++++ Recorded data
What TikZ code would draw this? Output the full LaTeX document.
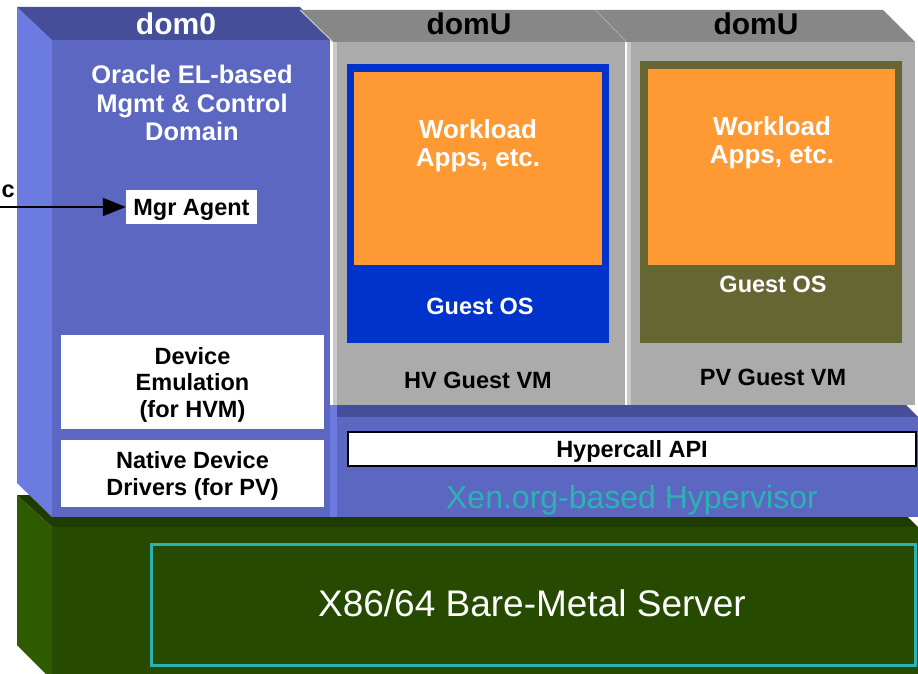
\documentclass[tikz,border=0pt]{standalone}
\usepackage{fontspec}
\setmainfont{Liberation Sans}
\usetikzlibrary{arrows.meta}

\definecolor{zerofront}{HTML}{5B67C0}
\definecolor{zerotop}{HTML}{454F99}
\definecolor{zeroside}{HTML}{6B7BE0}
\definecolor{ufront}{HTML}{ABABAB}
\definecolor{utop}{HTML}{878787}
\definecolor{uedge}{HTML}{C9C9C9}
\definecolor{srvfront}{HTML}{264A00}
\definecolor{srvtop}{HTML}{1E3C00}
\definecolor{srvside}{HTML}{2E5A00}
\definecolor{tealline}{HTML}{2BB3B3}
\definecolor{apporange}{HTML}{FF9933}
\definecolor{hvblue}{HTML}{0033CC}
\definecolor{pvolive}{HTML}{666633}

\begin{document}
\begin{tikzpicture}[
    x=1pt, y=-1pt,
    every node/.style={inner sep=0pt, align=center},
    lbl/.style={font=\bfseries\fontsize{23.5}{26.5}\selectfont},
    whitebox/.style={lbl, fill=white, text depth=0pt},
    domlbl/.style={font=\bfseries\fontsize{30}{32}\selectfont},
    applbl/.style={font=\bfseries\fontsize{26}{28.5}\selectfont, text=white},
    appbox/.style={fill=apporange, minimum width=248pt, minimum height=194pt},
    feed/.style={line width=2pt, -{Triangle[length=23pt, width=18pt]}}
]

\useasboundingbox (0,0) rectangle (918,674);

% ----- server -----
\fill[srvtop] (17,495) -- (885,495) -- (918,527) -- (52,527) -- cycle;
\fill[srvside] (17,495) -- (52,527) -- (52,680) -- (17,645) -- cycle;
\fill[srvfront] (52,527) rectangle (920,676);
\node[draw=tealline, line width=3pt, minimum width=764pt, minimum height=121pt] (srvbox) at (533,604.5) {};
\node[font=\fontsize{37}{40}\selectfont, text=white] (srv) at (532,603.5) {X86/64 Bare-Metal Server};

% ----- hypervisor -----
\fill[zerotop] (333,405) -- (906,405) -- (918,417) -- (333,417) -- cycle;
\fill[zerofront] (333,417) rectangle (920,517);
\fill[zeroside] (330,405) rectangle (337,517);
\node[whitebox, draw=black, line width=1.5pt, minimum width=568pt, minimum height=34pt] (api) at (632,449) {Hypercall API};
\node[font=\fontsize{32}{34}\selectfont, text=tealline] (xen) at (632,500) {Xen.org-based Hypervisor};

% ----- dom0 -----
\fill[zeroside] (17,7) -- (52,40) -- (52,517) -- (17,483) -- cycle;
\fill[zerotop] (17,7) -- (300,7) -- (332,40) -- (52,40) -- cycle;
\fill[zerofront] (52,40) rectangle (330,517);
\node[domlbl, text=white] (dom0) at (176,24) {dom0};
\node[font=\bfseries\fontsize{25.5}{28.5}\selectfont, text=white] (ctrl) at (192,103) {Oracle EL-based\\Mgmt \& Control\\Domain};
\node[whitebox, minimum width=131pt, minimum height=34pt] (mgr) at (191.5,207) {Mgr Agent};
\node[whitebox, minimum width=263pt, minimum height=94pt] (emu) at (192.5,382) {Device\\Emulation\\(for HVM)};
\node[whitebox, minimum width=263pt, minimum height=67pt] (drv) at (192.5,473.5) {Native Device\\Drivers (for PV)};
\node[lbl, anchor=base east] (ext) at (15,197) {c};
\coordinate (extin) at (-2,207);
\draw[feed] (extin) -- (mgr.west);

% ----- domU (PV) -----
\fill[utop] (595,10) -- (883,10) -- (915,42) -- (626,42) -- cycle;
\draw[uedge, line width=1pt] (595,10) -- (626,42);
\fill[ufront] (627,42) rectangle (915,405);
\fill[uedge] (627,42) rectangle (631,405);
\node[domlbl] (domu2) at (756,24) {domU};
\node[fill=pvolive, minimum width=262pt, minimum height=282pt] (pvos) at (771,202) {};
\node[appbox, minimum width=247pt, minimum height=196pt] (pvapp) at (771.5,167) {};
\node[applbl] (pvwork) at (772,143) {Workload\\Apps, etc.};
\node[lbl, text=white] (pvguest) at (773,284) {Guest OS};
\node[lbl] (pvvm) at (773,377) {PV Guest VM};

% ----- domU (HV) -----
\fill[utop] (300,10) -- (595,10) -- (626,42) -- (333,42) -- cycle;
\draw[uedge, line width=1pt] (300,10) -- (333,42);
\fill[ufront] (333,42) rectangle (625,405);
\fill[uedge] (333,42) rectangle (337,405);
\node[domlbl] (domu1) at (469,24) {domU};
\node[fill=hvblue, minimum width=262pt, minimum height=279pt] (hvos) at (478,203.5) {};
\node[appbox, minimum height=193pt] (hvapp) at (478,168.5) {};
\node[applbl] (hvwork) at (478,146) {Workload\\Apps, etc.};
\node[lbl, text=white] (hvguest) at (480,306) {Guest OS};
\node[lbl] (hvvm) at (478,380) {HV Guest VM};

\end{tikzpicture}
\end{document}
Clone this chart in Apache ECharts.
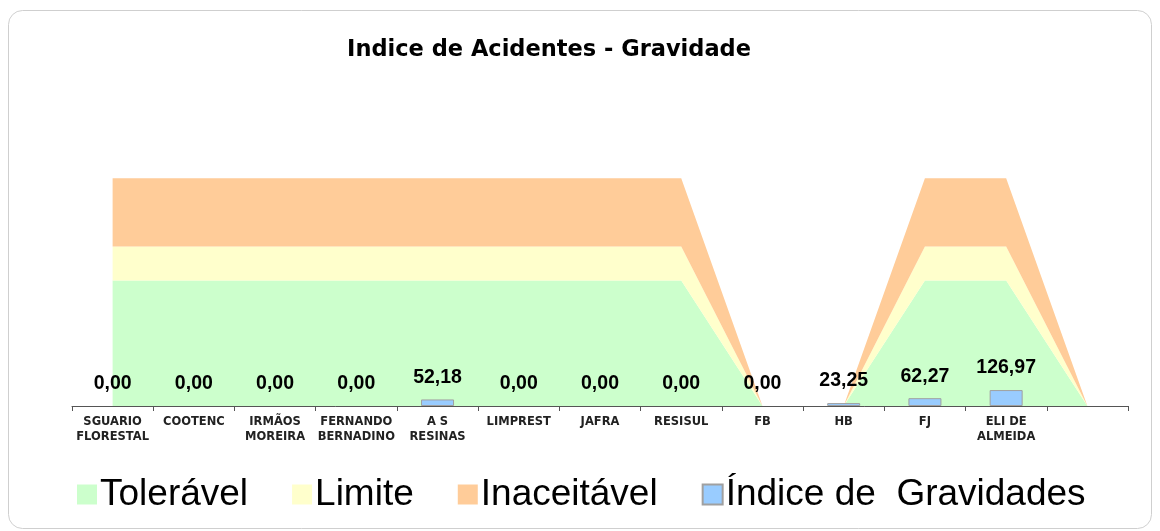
++++++++
- **Objective**: Transcribe every entry above exactly. Omit all pictures.

- **Exercise result**:
What TikZ code would draw this? Output the full LaTeX document.
\documentclass[tikz,border=0pt]{standalone}
\usepackage{fontspec}
\setmainfont{Liberation Sans}
\usetikzlibrary{arrows.meta}

\definecolor{zerofront}{HTML}{5B67C0}
\definecolor{zerotop}{HTML}{454F99}
\definecolor{zeroside}{HTML}{6B7BE0}
\definecolor{ufront}{HTML}{ABABAB}
\definecolor{utop}{HTML}{878787}
\definecolor{uedge}{HTML}{C9C9C9}
\definecolor{srvfront}{HTML}{264A00}
\definecolor{srvtop}{HTML}{1E3C00}
\definecolor{srvside}{HTML}{2E5A00}
\definecolor{tealline}{HTML}{2BB3B3}
\definecolor{apporange}{HTML}{FF9933}
\definecolor{hvblue}{HTML}{0033CC}
\definecolor{pvolive}{HTML}{666633}

\begin{document}
\begin{tikzpicture}[
    x=1pt, y=-1pt,
    every node/.style={inner sep=0pt, align=center},
    lbl/.style={font=\bfseries\fontsize{23.5}{26.5}\selectfont},
    whitebox/.style={lbl, fill=white, text depth=0pt},
    domlbl/.style={font=\bfseries\fontsize{30}{32}\selectfont},
    applbl/.style={font=\bfseries\fontsize{26}{28.5}\selectfont, text=white},
    appbox/.style={fill=apporange, minimum width=248pt, minimum height=194pt},
    feed/.style={line width=2pt, -{Triangle[length=23pt, width=18pt]}}
]

\useasboundingbox (0,0) rectangle (918,674);

% ----- server -----
\fill[srvtop] (17,495) -- (885,495) -- (918,527) -- (52,527) -- cycle;
\fill[srvside] (17,495) -- (52,527) -- (52,680) -- (17,645) -- cycle;
\fill[srvfront] (52,527) rectangle (920,676);
\node[draw=tealline, line width=3pt, minimum width=764pt, minimum height=121pt] (srvbox) at (533,604.5) {};
\node[font=\fontsize{37}{40}\selectfont, text=white] (srv) at (532,603.5) {X86/64 Bare-Metal Server};

% ----- hypervisor -----
\fill[zerotop] (333,405) -- (906,405) -- (918,417) -- (333,417) -- cycle;
\fill[zerofront] (333,417) rectangle (920,517);
\fill[zeroside] (330,405) rectangle (337,517);
\node[whitebox, draw=black, line width=1.5pt, minimum width=568pt, minimum height=34pt] (api) at (632,449) {Hypercall API};
\node[font=\fontsize{32}{34}\selectfont, text=tealline] (xen) at (632,500) {Xen.org-based Hypervisor};

% ----- dom0 -----
\fill[zeroside] (17,7) -- (52,40) -- (52,517) -- (17,483) -- cycle;
\fill[zerotop] (17,7) -- (300,7) -- (332,40) -- (52,40) -- cycle;
\fill[zerofront] (52,40) rectangle (330,517);
\node[domlbl, text=white] (dom0) at (176,24) {dom0};
\node[font=\bfseries\fontsize{25.5}{28.5}\selectfont, text=white] (ctrl) at (192,103) {Oracle EL-based\\Mgmt \& Control\\Domain};
\node[whitebox, minimum width=131pt, minimum height=34pt] (mgr) at (191.5,207) {Mgr Agent};
\node[whitebox, minimum width=263pt, minimum height=94pt] (emu) at (192.5,382) {Device\\Emulation\\(for HVM)};
\node[whitebox, minimum width=263pt, minimum height=67pt] (drv) at (192.5,473.5) {Native Device\\Drivers (for PV)};
\node[lbl, anchor=base east] (ext) at (15,197) {c};
\coordinate (extin) at (-2,207);
\draw[feed] (extin) -- (mgr.west);

% ----- domU (PV) -----
\fill[utop] (595,10) -- (883,10) -- (915,42) -- (626,42) -- cycle;
\draw[uedge, line width=1pt] (595,10) -- (626,42);
\fill[ufront] (627,42) rectangle (915,405);
\fill[uedge] (627,42) rectangle (631,405);
\node[domlbl] (domu2) at (756,24) {domU};
\node[fill=pvolive, minimum width=262pt, minimum height=282pt] (pvos) at (771,202) {};
\node[appbox, minimum width=247pt, minimum height=196pt] (pvapp) at (771.5,167) {};
\node[applbl] (pvwork) at (772,143) {Workload\\Apps, etc.};
\node[lbl, text=white] (pvguest) at (773,284) {Guest OS};
\node[lbl] (pvvm) at (773,377) {PV Guest VM};

% ----- domU (HV) -----
\fill[utop] (300,10) -- (595,10) -- (626,42) -- (333,42) -- cycle;
\draw[uedge, line width=1pt] (300,10) -- (333,42);
\fill[ufront] (333,42) rectangle (625,405);
\fill[uedge] (333,42) rectangle (337,405);
\node[domlbl] (domu1) at (469,24) {domU};
\node[fill=hvblue, minimum width=262pt, minimum height=279pt] (hvos) at (478,203.5) {};
\node[appbox, minimum height=193pt] (hvapp) at (478,168.5) {};
\node[applbl] (hvwork) at (478,146) {Workload\\Apps, etc.};
\node[lbl, text=white] (hvguest) at (480,306) {Guest OS};
\node[lbl] (hvvm) at (478,380) {HV Guest VM};

\end{tikzpicture}
\end{document}
Clone this chart in Apache ECharts.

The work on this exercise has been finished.